__Exercise__
Reproduce the listing below without changes, except that pictures are left out.

__Material provided__
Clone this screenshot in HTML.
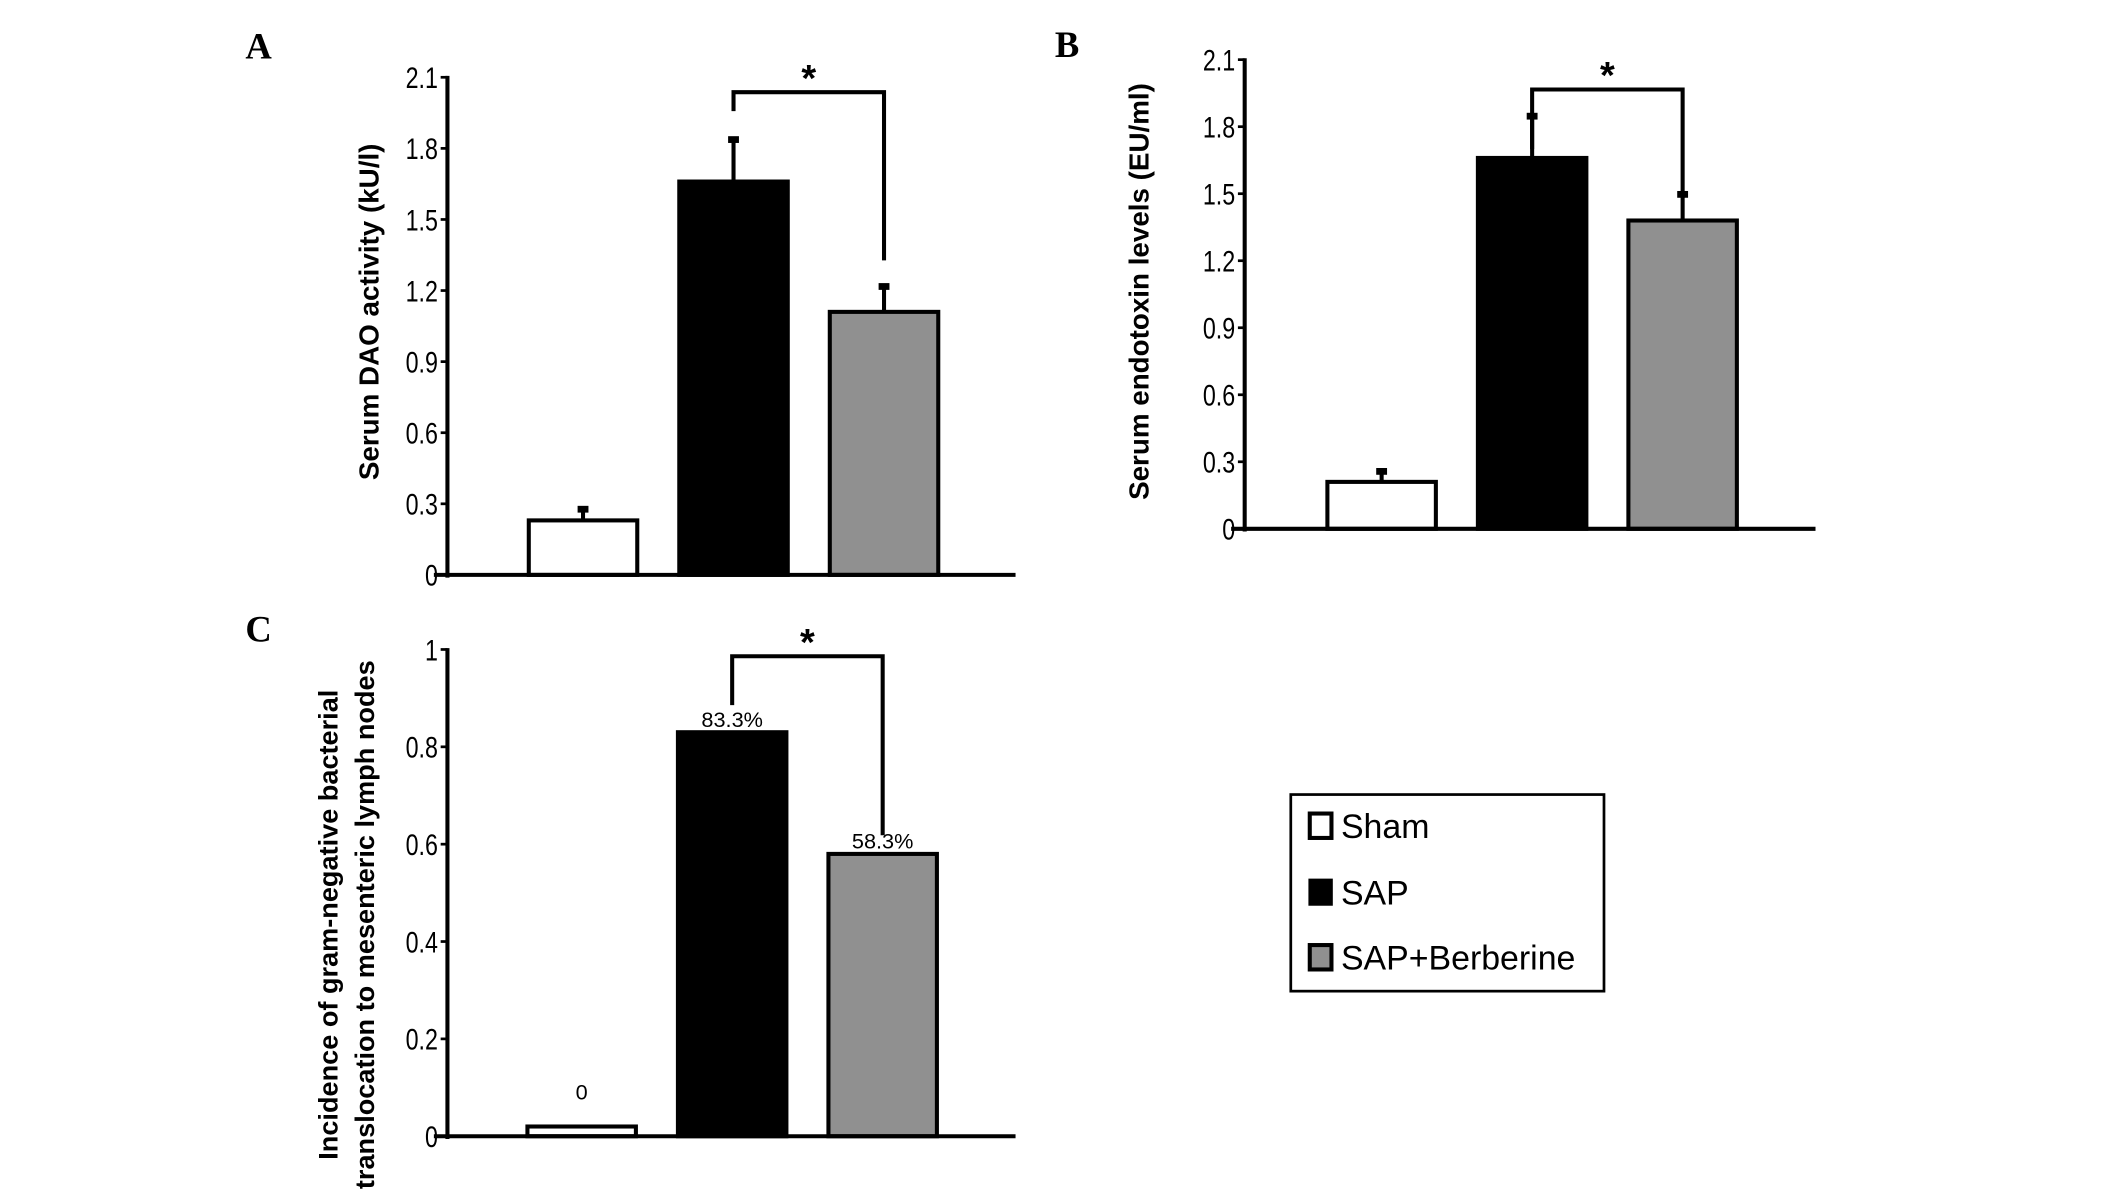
<!DOCTYPE html>
<html><head><meta charset="utf-8"><style>
html,body{margin:0;padding:0;background:#fff;}
svg{display:block;}
text{font-family:"Liberation Sans",sans-serif;}
text.serif{font-family:"Liberation Serif",serif;}
</style></head><body>
<svg id="fig" width="2126" height="1202" viewBox="0 0 1568 886.5" preserveAspectRatio="none" xmlns="http://www.w3.org/2000/svg">
<rect width="1568" height="886.5" fill="#fff"/>
<g id="legend">
<rect x="952" y="586" width="231" height="145" fill="#fff" stroke="#000" stroke-width="2"/>
<g><rect x="966" y="600" width="16" height="18" fill="#fff" stroke="#000" stroke-width="3"/><text x="989" y="618" font-size="25">Sham</text></g>
<g><rect x="965" y="648" width="18" height="20" fill="#000"/><text x="989" y="667" font-size="25">SAP</text></g>
<g><rect x="966" y="697" width="16" height="18" fill="#909090" stroke="#000" stroke-width="3"/><text x="989" y="715" font-size="25">SAP+Berberine</text></g>
</g>
</svg>
<script>
const groups = ["Sham", "SAP", "SAP+Berberine"];
const fills = ["#fff", "#000", "#909090"];
const valuesA = [0.23, 1.66, 1.11];
const errorsA = [0.05, 0.18, 0.11];
const valuesB = [0.21, 1.66, 1.38];
const errorsB = [0.05, 0.19, 0.12];
const valuesC = [0.02, 0.83, 0.58];
const labelsC = ["0", "83.3%", "58.3%"];
const ticksAB = [0, 0.3, 0.6, 0.9, 1.2, 1.5, 1.8, 2.1];
const tickLabelsAB = ["0", "0.3", "0.6", "0.9", "1.2", "1.5", "1.8", "2.1"];
const ticksC = [0, 0.2, 0.4, 0.6, 0.8, 1];
const tickLabelsC = ["0", "0.2", "0.4", "0.6", "0.8", "1"];

const NS = "http://www.w3.org/2000/svg";
const svg = document.getElementById("fig");
function el(tag, attrs, parent) {
  const e = document.createElementNS(NS, tag);
  for (const k in attrs) e.setAttribute(k, attrs[k]);
  (parent || svg).appendChild(e);
  return e;
}
function panel(cfg) {
  const g = el("g", {});
  
  
  const y = v => cfg.y0 - (v - 0) / cfg.max * (cfg.y0 - cfg.yTop);
  const bw = 80;
  const x = i => cfg.x1 + i * cfg.step;
  const L = el("text", {x: cfg.lx, y: cfg.ly, "font-size": 27, "font-weight": "bold", "class": "serif"}, g);
  L.textContent = cfg.letter;
  
  
  cfg.values.forEach((v, i) => {
    if (cfg.errors) {
      const e = el("line", {x1: x(i) + bw / 2, x2: x(i) + bw / 2, y1: y(v), y2: y(v + cfg.errors[i]), stroke: "#000", "stroke-width": 3}, g);
      
      
      const c = el("rect", {x: x(i) + bw / 2 - 4, y: y(v + cfg.errors[i]) - 2, width: 8, height: 5, fill: "#000"}, g);
      
      
    }
    const r = el("rect", {x: x(i), y: y(v), width: bw, height: cfg.y0 - y(v), fill: fills[i], stroke: "#000", "stroke-width": 3}, g);
    
    
    if (cfg.labels) {
      const off = v < 0.05 ? 20 : 4;
      const t = el("text", {x: x(i) + bw / 2, y: y(v) - off, "font-size": 16, "text-anchor": "middle"}, g);
      t.textContent = cfg.labels[i];
      
      
    }
  });
  const ya = el("line", {x1: cfg.ax, x2: cfg.ax, y1: y(cfg.max) - 1, y2: cfg.y0 + 2, stroke: "#000", "stroke-width": 3}, g);
  
  
  const xa = el("line", {x1: cfg.ax - 10, x2: cfg.xEnd, y1: cfg.y0, y2: cfg.y0, stroke: "#000", "stroke-width": 3}, g);
  
  
  cfg.ticks.forEach((tv, i) => {
    el("line", {x1: cfg.ax - 5, x2: cfg.ax, y1: y(tv), y2: y(tv), stroke: "#000", "stroke-width": 2}, g);
    const tx = cfg.ax - 7;
    const t = el("text", {x: tx, y: y(tv) + 8, "font-size": 22, "text-anchor": "end", transform: `translate(${tx},0) scale(0.78,1) translate(${-tx},0)`}, g);
    t.textContent = cfg.tickLabels[i];
    
    
  });
  cfg.titles.forEach((tt, k) => {
    const t = el("text", {x: 0, y: 0, "font-size": cfg.tfs, "font-weight": "bold", "text-anchor": "middle", transform: `translate(${cfg.tx[k]},${cfg.ty}) rotate(-90)`}, g);
    t.textContent = tt;
    
    
  });
  const lx = x(1) + bw / 2, rx = x(2) + bw / 2;
  const b = el("path", {d: `M${lx},${cfg.bl} V${cfg.by} H${rx} V${cfg.br}`, fill: "none", stroke: "#000", "stroke-width": 3}, g);
  
  
  const s = el("text", {x: (lx + rx) / 2, y: cfg.by - 1, "font-size": 28, "font-weight": "bold", "text-anchor": "middle"}, g);
  s.textContent = "*";
  
  
}
panel({name: "panel-a", letter: "A", lx: 181, ly: 43, ax: 330, x1: 390, step: 111, y0: 424, yTop: 57, max: 2.1, xEnd: 749,
  values: valuesA, errors: errorsA, ticks: ticksAB, tickLabels: tickLabelsAB, tfs: 20.5,
  titles: ["Serum DAO activity (kU/l)"], tx: [279], ty: 230, by: 68, bl: 82, br: 192});
panel({name: "panel-b", letter: "B", lx: 778, ly: 42, ax: 918, x1: 979, step: 111, y0: 390, yTop: 44, max: 2.1, xEnd: 1339,
  values: valuesB, errors: errorsB, ticks: ticksAB, tickLabels: tickLabelsAB, tfs: 20.5,
  titles: ["Serum endotoxin levels (EU/ml)"], tx: [847], ty: 215, by: 66, bl: 110, br: 146});
panel({name: "panel-c", letter: "C", lx: 181, ly: 473, ax: 330, x1: 389, step: 111, y0: 838, yTop: 479, max: 1, xEnd: 749,
  values: valuesC, labels: labelsC, ticks: ticksC, tickLabels: tickLabelsC, tfs: 20,
  titles: ["Incidence of gram-negative bacterial", "translocation to mesenteric lymph nodes"], tx: [249, 276], ty: 682, by: 484, bl: 520, br: 616});
</script>
</body></html>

__Result below__
Clone this screenshot in HTML.
<!DOCTYPE html>
<html><head><meta charset="utf-8"><style>
html,body{margin:0;padding:0;background:#fff;}
svg{display:block;}
text{font-family:"Liberation Sans",sans-serif;}
text.serif{font-family:"Liberation Serif",serif;}
</style></head><body>
<svg id="fig" width="2126" height="1202" viewBox="0 0 1568 886.5" preserveAspectRatio="none" xmlns="http://www.w3.org/2000/svg">
<rect width="1568" height="886.5" fill="#fff"/>
<g id="legend">
<rect x="952" y="586" width="231" height="145" fill="#fff" stroke="#000" stroke-width="2"/>
<g><rect x="966" y="600" width="16" height="18" fill="#fff" stroke="#000" stroke-width="3"/><text x="989" y="618" font-size="25">Sham</text></g>
<g><rect x="965" y="648" width="18" height="20" fill="#000"/><text x="989" y="667" font-size="25">SAP</text></g>
<g><rect x="966" y="697" width="16" height="18" fill="#909090" stroke="#000" stroke-width="3"/><text x="989" y="715" font-size="25">SAP+Berberine</text></g>
</g>
</svg>
<script>
const groups = ["Sham", "SAP", "SAP+Berberine"];
const fills = ["#fff", "#000", "#909090"];
const valuesA = [0.23, 1.66, 1.11];
const errorsA = [0.05, 0.18, 0.11];
const valuesB = [0.21, 1.66, 1.38];
const errorsB = [0.05, 0.19, 0.12];
const valuesC = [0.02, 0.83, 0.58];
const labelsC = ["0", "83.3%", "58.3%"];
const ticksAB = [0, 0.3, 0.6, 0.9, 1.2, 1.5, 1.8, 2.1];
const tickLabelsAB = ["0", "0.3", "0.6", "0.9", "1.2", "1.5", "1.8", "2.1"];
const ticksC = [0, 0.2, 0.4, 0.6, 0.8, 1];
const tickLabelsC = ["0", "0.2", "0.4", "0.6", "0.8", "1"];

const NS = "http://www.w3.org/2000/svg";
const svg = document.getElementById("fig");
function el(tag, attrs, parent) {
  const e = document.createElementNS(NS, tag);
  for (const k in attrs) e.setAttribute(k, attrs[k]);
  (parent || svg).appendChild(e);
  return e;
}
function panel(cfg) {
  const g = el("g", {});
  
  
  const y = v => cfg.y0 - (v - 0) / cfg.max * (cfg.y0 - cfg.yTop);
  const bw = 80;
  const x = i => cfg.x1 + i * cfg.step;
  const L = el("text", {x: cfg.lx, y: cfg.ly, "font-size": 27, "font-weight": "bold", "class": "serif"}, g);
  L.textContent = cfg.letter;
  
  
  cfg.values.forEach((v, i) => {
    if (cfg.errors) {
      const e = el("line", {x1: x(i) + bw / 2, x2: x(i) + bw / 2, y1: y(v), y2: y(v + cfg.errors[i]), stroke: "#000", "stroke-width": 3}, g);
      
      
      const c = el("rect", {x: x(i) + bw / 2 - 4, y: y(v + cfg.errors[i]) - 2, width: 8, height: 5, fill: "#000"}, g);
      
      
    }
    const r = el("rect", {x: x(i), y: y(v), width: bw, height: cfg.y0 - y(v), fill: fills[i], stroke: "#000", "stroke-width": 3}, g);
    
    
    if (cfg.labels) {
      const off = v < 0.05 ? 20 : 4;
      const t = el("text", {x: x(i) + bw / 2, y: y(v) - off, "font-size": 16, "text-anchor": "middle"}, g);
      t.textContent = cfg.labels[i];
      
      
    }
  });
  const ya = el("line", {x1: cfg.ax, x2: cfg.ax, y1: y(cfg.max) - 1, y2: cfg.y0 + 2, stroke: "#000", "stroke-width": 3}, g);
  
  
  const xa = el("line", {x1: cfg.ax - 10, x2: cfg.xEnd, y1: cfg.y0, y2: cfg.y0, stroke: "#000", "stroke-width": 3}, g);
  
  
  cfg.ticks.forEach((tv, i) => {
    el("line", {x1: cfg.ax - 5, x2: cfg.ax, y1: y(tv), y2: y(tv), stroke: "#000", "stroke-width": 2}, g);
    const tx = cfg.ax - 7;
    const t = el("text", {x: tx, y: y(tv) + 8, "font-size": 22, "text-anchor": "end", transform: `translate(${tx},0) scale(0.78,1) translate(${-tx},0)`}, g);
    t.textContent = cfg.tickLabels[i];
    
    
  });
  cfg.titles.forEach((tt, k) => {
    const t = el("text", {x: 0, y: 0, "font-size": cfg.tfs, "font-weight": "bold", "text-anchor": "middle", transform: `translate(${cfg.tx[k]},${cfg.ty}) rotate(-90)`}, g);
    t.textContent = tt;
    
    
  });
  const lx = x(1) + bw / 2, rx = x(2) + bw / 2;
  const b = el("path", {d: `M${lx},${cfg.bl} V${cfg.by} H${rx} V${cfg.br}`, fill: "none", stroke: "#000", "stroke-width": 3}, g);
  
  
  const s = el("text", {x: (lx + rx) / 2, y: cfg.by - 1, "font-size": 28, "font-weight": "bold", "text-anchor": "middle"}, g);
  s.textContent = "*";
  
  
}
panel({name: "panel-a", letter: "A", lx: 181, ly: 43, ax: 330, x1: 390, step: 111, y0: 424, yTop: 57, max: 2.1, xEnd: 749,
  values: valuesA, errors: errorsA, ticks: ticksAB, tickLabels: tickLabelsAB, tfs: 20.5,
  titles: ["Serum DAO activity (kU/l)"], tx: [279], ty: 230, by: 68, bl: 82, br: 192});
panel({name: "panel-b", letter: "B", lx: 778, ly: 42, ax: 918, x1: 979, step: 111, y0: 390, yTop: 44, max: 2.1, xEnd: 1339,
  values: valuesB, errors: errorsB, ticks: ticksAB, tickLabels: tickLabelsAB, tfs: 20.5,
  titles: ["Serum endotoxin levels (EU/ml)"], tx: [847], ty: 215, by: 66, bl: 110, br: 146});
panel({name: "panel-c", letter: "C", lx: 181, ly: 473, ax: 330, x1: 389, step: 111, y0: 838, yTop: 479, max: 1, xEnd: 749,
  values: valuesC, labels: labelsC, ticks: ticksC, tickLabels: tickLabelsC, tfs: 20,
  titles: ["Incidence of gram-negative bacterial", "translocation to mesenteric lymph nodes"], tx: [249, 276], ty: 682, by: 484, bl: 520, br: 616});
</script>
</body></html>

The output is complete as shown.